Supplied material:
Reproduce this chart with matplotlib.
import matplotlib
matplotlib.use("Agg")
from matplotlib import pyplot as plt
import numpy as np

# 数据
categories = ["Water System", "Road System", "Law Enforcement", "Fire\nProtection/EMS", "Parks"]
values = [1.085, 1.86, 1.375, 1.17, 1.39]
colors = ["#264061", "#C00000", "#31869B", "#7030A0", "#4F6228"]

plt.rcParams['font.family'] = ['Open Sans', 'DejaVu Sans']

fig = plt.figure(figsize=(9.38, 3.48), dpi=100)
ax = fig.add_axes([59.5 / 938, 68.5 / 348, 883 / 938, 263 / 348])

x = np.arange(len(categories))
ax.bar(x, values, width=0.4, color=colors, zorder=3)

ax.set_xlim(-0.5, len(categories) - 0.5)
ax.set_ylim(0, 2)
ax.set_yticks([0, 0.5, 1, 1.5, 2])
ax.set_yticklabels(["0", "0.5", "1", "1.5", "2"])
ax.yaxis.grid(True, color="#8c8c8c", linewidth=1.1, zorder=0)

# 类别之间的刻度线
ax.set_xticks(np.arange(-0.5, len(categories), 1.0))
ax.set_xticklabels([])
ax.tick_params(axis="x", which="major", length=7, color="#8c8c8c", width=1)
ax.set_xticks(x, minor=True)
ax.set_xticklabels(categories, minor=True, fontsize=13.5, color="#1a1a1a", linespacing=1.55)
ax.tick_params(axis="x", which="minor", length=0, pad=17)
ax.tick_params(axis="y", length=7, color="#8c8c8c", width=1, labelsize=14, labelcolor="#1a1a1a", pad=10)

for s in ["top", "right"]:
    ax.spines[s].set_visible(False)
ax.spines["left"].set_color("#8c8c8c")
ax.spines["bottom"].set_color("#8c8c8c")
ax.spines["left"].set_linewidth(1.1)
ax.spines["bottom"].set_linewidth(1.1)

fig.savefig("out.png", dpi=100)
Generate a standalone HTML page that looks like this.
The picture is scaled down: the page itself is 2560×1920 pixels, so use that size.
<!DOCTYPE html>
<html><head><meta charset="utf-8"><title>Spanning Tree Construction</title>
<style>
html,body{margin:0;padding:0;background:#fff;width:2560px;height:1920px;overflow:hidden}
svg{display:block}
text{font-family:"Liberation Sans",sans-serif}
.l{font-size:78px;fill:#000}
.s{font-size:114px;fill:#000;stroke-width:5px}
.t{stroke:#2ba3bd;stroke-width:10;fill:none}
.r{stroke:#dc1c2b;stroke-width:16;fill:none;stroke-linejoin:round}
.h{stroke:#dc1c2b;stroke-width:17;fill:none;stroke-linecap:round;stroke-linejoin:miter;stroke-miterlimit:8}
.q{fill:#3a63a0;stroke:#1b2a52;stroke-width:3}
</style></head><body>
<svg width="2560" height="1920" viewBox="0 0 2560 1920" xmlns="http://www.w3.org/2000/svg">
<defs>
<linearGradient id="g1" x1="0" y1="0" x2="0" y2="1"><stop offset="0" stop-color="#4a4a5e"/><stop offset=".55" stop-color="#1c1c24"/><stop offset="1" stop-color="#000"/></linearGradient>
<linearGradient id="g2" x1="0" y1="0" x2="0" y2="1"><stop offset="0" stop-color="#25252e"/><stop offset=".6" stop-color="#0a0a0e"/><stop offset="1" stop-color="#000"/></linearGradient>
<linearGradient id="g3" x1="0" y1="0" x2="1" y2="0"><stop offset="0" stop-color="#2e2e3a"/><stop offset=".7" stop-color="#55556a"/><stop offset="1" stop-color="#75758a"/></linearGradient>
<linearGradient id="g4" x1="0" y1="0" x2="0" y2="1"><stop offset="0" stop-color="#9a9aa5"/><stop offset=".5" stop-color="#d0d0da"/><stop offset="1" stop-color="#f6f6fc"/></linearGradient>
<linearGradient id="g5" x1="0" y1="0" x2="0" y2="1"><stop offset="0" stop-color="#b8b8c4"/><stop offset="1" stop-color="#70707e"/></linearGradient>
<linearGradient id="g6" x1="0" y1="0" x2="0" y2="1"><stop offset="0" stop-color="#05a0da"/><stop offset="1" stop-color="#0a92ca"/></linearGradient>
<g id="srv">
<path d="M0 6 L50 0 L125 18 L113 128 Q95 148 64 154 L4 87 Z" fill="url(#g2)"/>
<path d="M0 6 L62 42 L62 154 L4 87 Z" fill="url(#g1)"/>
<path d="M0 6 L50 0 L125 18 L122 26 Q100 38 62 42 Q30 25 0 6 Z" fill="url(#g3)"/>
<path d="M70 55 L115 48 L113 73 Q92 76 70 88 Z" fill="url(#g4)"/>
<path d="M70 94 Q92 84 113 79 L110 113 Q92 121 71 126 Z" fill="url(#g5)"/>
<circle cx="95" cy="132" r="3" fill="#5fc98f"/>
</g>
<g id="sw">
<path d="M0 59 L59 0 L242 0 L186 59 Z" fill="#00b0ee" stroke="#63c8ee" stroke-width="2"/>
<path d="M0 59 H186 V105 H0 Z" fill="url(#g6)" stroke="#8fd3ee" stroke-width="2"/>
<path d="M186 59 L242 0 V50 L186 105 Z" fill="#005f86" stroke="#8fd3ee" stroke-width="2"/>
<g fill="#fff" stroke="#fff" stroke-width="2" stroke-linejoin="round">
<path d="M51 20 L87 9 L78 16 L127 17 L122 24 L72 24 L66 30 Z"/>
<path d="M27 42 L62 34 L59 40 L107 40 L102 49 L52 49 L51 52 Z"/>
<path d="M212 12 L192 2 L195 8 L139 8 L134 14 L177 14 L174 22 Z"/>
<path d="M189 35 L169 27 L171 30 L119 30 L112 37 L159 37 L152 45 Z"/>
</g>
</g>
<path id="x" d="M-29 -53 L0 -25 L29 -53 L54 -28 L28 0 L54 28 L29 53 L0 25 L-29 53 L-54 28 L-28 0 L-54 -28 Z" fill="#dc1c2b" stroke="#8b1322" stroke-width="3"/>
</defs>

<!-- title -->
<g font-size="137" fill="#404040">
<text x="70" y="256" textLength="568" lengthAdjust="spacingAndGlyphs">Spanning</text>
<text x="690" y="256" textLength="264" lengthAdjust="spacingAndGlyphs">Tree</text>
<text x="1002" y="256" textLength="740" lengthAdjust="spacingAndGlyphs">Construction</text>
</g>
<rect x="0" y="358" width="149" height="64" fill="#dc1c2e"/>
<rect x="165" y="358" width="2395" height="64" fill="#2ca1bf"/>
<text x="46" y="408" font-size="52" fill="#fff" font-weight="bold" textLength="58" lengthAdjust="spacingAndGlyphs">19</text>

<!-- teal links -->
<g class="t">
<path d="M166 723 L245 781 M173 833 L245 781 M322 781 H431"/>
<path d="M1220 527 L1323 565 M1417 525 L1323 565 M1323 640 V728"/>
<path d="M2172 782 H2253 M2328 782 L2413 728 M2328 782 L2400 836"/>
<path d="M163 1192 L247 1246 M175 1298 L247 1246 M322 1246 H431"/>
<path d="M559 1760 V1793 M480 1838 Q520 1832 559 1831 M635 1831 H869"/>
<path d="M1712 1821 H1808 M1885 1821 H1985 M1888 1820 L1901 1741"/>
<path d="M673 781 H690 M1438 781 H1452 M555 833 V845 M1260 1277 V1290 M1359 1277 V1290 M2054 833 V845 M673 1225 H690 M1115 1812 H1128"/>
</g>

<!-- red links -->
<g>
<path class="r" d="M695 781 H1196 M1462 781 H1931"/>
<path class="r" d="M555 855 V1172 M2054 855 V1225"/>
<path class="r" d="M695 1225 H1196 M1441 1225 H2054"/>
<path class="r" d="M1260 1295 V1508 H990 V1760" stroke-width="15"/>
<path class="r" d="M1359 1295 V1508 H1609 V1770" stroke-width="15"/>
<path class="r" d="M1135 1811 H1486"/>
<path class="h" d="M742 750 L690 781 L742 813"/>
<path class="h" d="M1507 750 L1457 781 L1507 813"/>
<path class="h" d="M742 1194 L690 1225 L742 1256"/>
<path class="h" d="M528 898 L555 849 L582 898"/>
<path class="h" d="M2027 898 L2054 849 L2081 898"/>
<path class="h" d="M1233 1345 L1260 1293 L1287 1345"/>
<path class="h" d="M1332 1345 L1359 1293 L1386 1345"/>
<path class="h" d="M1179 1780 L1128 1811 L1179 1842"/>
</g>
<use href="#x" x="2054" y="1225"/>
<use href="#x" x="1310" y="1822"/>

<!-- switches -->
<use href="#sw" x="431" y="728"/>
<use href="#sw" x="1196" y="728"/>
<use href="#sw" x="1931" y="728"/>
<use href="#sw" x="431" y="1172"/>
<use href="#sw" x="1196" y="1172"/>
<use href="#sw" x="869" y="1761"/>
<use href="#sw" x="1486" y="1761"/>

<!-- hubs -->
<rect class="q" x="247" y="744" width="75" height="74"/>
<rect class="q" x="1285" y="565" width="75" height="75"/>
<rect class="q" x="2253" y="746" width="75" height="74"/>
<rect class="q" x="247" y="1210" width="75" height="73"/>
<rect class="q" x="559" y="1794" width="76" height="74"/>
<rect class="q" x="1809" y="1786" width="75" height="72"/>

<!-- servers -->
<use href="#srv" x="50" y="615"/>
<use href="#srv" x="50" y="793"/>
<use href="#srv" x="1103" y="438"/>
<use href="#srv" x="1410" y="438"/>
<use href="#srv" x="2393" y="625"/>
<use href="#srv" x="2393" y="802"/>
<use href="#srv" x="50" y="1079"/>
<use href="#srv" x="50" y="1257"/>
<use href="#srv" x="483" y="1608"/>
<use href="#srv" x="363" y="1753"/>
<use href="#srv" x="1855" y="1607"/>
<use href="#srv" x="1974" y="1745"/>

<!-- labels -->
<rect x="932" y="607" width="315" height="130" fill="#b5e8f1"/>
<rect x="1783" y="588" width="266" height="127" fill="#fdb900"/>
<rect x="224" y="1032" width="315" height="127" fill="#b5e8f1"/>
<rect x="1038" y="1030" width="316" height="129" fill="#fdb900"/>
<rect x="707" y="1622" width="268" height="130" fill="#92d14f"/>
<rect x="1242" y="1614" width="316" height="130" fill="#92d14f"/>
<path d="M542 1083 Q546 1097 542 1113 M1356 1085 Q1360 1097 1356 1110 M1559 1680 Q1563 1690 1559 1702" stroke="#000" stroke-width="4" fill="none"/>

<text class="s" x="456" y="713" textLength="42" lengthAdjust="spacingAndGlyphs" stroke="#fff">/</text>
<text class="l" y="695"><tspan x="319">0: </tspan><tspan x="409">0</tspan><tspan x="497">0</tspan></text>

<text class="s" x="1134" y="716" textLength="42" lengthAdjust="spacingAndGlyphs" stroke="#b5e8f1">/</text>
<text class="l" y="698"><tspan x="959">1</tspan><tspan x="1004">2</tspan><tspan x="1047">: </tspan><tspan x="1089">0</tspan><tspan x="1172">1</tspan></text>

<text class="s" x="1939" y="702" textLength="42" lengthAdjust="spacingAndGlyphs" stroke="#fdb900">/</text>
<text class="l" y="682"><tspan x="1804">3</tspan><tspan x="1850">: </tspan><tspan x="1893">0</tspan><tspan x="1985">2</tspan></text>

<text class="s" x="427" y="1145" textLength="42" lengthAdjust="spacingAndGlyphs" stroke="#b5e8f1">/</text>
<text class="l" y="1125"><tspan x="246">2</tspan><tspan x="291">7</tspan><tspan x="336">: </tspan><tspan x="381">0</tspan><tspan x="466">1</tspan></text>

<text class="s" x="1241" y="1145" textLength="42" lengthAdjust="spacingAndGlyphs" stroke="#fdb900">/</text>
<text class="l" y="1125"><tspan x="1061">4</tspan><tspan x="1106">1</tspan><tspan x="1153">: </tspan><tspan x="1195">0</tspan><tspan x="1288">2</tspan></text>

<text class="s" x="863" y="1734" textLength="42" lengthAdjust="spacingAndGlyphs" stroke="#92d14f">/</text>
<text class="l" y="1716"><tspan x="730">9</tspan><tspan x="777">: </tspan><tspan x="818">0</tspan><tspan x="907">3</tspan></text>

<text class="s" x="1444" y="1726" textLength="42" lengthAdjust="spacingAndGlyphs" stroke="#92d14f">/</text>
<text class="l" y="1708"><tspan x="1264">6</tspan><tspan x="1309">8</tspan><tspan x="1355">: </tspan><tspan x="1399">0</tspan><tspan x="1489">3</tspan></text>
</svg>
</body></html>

Work to complete: Return exactly what appears above, from the first line of the entries to the line with "plt.rcParams['font.family'] = ['Open", inclusive.

Written answer:
Reproduce this chart with matplotlib.
import matplotlib
matplotlib.use("Agg")
from matplotlib import pyplot as plt
import numpy as np

# 数据
categories = ["Water System", "Road System", "Law Enforcement", "Fire\nProtection/EMS", "Parks"]
values = [1.085, 1.86, 1.375, 1.17, 1.39]
colors = ["#264061", "#C00000", "#31869B", "#7030A0", "#4F6228"]

plt.rcParams['font.family'] = ['Open Sans', 'DejaVu Sans']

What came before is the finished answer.